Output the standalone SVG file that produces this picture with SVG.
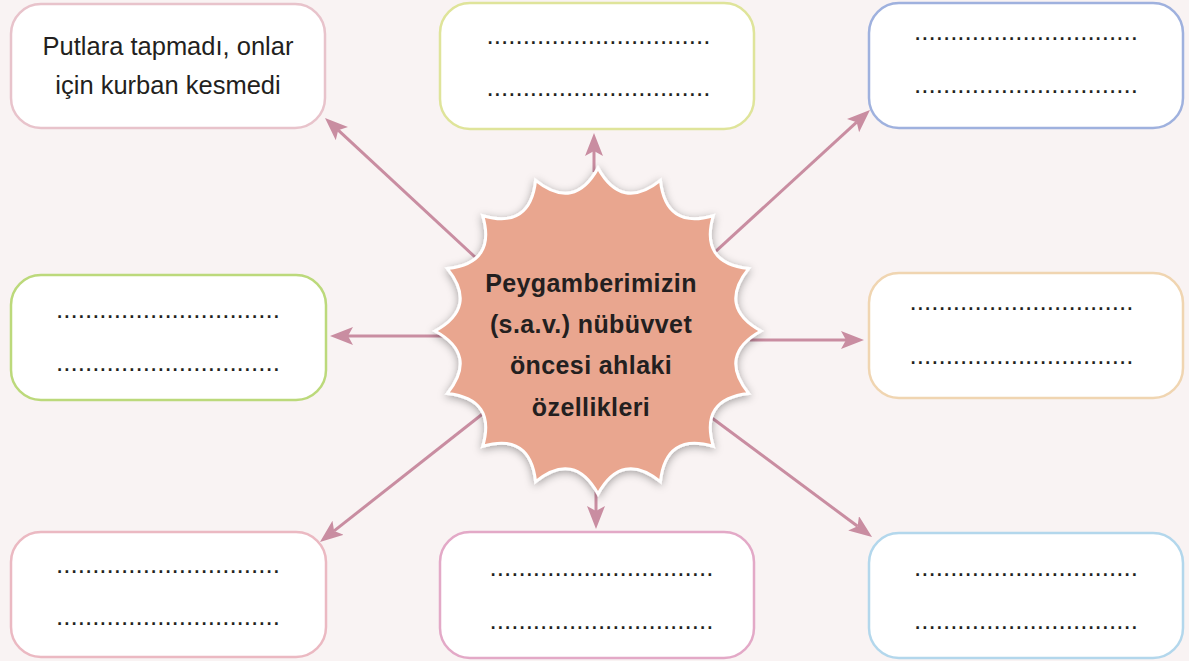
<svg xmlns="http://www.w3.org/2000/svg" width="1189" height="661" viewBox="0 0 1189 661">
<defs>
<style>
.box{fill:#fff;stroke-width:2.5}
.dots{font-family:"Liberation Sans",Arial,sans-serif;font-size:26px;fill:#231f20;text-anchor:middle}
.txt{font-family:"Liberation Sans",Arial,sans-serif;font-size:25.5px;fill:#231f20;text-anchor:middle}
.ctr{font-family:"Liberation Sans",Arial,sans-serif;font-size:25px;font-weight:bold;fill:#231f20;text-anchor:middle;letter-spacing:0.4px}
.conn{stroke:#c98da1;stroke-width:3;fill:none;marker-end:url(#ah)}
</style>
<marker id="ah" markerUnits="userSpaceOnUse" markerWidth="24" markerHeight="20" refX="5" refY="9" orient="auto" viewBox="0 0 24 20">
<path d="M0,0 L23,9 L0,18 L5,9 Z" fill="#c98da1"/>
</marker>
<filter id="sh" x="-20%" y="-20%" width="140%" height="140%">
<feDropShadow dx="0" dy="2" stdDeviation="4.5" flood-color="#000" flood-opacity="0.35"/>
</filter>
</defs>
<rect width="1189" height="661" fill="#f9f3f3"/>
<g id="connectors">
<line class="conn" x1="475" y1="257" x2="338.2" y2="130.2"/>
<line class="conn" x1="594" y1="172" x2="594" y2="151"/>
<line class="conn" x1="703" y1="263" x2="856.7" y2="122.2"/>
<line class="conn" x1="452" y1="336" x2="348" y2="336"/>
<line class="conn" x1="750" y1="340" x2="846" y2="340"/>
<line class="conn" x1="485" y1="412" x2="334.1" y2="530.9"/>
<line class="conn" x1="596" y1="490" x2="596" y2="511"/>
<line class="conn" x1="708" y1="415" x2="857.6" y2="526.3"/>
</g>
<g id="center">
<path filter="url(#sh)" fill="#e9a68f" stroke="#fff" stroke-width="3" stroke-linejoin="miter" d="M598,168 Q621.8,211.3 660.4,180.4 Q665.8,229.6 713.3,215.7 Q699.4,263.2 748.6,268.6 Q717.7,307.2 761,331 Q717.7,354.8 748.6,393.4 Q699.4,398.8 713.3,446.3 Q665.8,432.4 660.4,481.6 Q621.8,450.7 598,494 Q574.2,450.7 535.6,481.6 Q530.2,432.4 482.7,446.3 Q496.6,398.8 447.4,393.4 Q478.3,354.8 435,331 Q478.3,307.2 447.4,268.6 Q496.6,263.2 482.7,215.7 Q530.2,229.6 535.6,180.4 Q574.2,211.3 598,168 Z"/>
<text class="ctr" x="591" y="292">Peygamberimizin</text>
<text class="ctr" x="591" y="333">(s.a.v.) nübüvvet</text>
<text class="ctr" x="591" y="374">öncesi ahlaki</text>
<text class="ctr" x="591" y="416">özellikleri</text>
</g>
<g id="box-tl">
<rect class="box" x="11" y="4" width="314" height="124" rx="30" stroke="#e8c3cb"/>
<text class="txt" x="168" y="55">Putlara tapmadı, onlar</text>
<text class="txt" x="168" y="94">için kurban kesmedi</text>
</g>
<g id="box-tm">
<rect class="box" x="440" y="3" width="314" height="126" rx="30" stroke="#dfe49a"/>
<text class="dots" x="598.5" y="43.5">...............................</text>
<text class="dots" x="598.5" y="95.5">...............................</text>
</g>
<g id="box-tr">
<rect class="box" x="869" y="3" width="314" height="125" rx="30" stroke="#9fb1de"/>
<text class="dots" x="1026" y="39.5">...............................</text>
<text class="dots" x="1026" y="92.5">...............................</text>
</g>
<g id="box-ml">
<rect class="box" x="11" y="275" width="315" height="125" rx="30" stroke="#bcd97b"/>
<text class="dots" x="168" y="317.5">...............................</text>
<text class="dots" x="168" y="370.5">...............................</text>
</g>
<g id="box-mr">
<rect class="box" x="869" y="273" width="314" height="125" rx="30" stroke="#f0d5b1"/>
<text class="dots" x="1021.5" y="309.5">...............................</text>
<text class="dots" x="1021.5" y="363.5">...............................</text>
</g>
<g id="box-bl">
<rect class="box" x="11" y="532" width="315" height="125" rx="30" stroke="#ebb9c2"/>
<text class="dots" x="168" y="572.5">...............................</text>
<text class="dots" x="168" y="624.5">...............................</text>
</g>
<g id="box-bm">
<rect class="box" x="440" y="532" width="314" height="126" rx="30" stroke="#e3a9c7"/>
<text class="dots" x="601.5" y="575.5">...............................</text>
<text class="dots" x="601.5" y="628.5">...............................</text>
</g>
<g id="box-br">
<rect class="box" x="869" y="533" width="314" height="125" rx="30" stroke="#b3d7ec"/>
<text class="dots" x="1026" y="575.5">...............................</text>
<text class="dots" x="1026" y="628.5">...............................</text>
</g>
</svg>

◆ Description of the task ◆
Working from the material above, transcribe it exactly while omitting pictures.

◆ Right answer ◆
Output the standalone SVG file that produces this picture with SVG.
<svg xmlns="http://www.w3.org/2000/svg" width="1189" height="661" viewBox="0 0 1189 661">
<defs>
<style>
.box{fill:#fff;stroke-width:2.5}
.dots{font-family:"Liberation Sans",Arial,sans-serif;font-size:26px;fill:#231f20;text-anchor:middle}
.txt{font-family:"Liberation Sans",Arial,sans-serif;font-size:25.5px;fill:#231f20;text-anchor:middle}
.ctr{font-family:"Liberation Sans",Arial,sans-serif;font-size:25px;font-weight:bold;fill:#231f20;text-anchor:middle;letter-spacing:0.4px}
.conn{stroke:#c98da1;stroke-width:3;fill:none;marker-end:url(#ah)}
</style>
<marker id="ah" markerUnits="userSpaceOnUse" markerWidth="24" markerHeight="20" refX="5" refY="9" orient="auto" viewBox="0 0 24 20">
<path d="M0,0 L23,9 L0,18 L5,9 Z" fill="#c98da1"/>
</marker>
<filter id="sh" x="-20%" y="-20%" width="140%" height="140%">
<feDropShadow dx="0" dy="2" stdDeviation="4.5" flood-color="#000" flood-opacity="0.35"/>
</filter>
</defs>
<rect width="1189" height="661" fill="#f9f3f3"/>
<g id="connectors">
<line class="conn" x1="475" y1="257" x2="338.2" y2="130.2"/>
<line class="conn" x1="594" y1="172" x2="594" y2="151"/>
<line class="conn" x1="703" y1="263" x2="856.7" y2="122.2"/>
<line class="conn" x1="452" y1="336" x2="348" y2="336"/>
<line class="conn" x1="750" y1="340" x2="846" y2="340"/>
<line class="conn" x1="485" y1="412" x2="334.1" y2="530.9"/>
<line class="conn" x1="596" y1="490" x2="596" y2="511"/>
<line class="conn" x1="708" y1="415" x2="857.6" y2="526.3"/>
</g>
<g id="center">
<path filter="url(#sh)" fill="#e9a68f" stroke="#fff" stroke-width="3" stroke-linejoin="miter" d="M598,168 Q621.8,211.3 660.4,180.4 Q665.8,229.6 713.3,215.7 Q699.4,263.2 748.6,268.6 Q717.7,307.2 761,331 Q717.7,354.8 748.6,393.4 Q699.4,398.8 713.3,446.3 Q665.8,432.4 660.4,481.6 Q621.8,450.7 598,494 Q574.2,450.7 535.6,481.6 Q530.2,432.4 482.7,446.3 Q496.6,398.8 447.4,393.4 Q478.3,354.8 435,331 Q478.3,307.2 447.4,268.6 Q496.6,263.2 482.7,215.7 Q530.2,229.6 535.6,180.4 Q574.2,211.3 598,168 Z"/>
<text class="ctr" x="591" y="292">Peygamberimizin</text>
<text class="ctr" x="591" y="333">(s.a.v.) nübüvvet</text>
<text class="ctr" x="591" y="374">öncesi ahlaki</text>
<text class="ctr" x="591" y="416">özellikleri</text>
</g>
<g id="box-tl">
<rect class="box" x="11" y="4" width="314" height="124" rx="30" stroke="#e8c3cb"/>
<text class="txt" x="168" y="55">Putlara tapmadı, onlar</text>
<text class="txt" x="168" y="94">için kurban kesmedi</text>
</g>
<g id="box-tm">
<rect class="box" x="440" y="3" width="314" height="126" rx="30" stroke="#dfe49a"/>
<text class="dots" x="598.5" y="43.5">...............................</text>
<text class="dots" x="598.5" y="95.5">...............................</text>
</g>
<g id="box-tr">
<rect class="box" x="869" y="3" width="314" height="125" rx="30" stroke="#9fb1de"/>
<text class="dots" x="1026" y="39.5">...............................</text>
<text class="dots" x="1026" y="92.5">...............................</text>
</g>
<g id="box-ml">
<rect class="box" x="11" y="275" width="315" height="125" rx="30" stroke="#bcd97b"/>
<text class="dots" x="168" y="317.5">...............................</text>
<text class="dots" x="168" y="370.5">...............................</text>
</g>
<g id="box-mr">
<rect class="box" x="869" y="273" width="314" height="125" rx="30" stroke="#f0d5b1"/>
<text class="dots" x="1021.5" y="309.5">...............................</text>
<text class="dots" x="1021.5" y="363.5">...............................</text>
</g>
<g id="box-bl">
<rect class="box" x="11" y="532" width="315" height="125" rx="30" stroke="#ebb9c2"/>
<text class="dots" x="168" y="572.5">...............................</text>
<text class="dots" x="168" y="624.5">...............................</text>
</g>
<g id="box-bm">
<rect class="box" x="440" y="532" width="314" height="126" rx="30" stroke="#e3a9c7"/>
<text class="dots" x="601.5" y="575.5">...............................</text>
<text class="dots" x="601.5" y="628.5">...............................</text>
</g>
<g id="box-br">
<rect class="box" x="869" y="533" width="314" height="125" rx="30" stroke="#b3d7ec"/>
<text class="dots" x="1026" y="575.5">...............................</text>
<text class="dots" x="1026" y="628.5">...............................</text>
</g>
</svg>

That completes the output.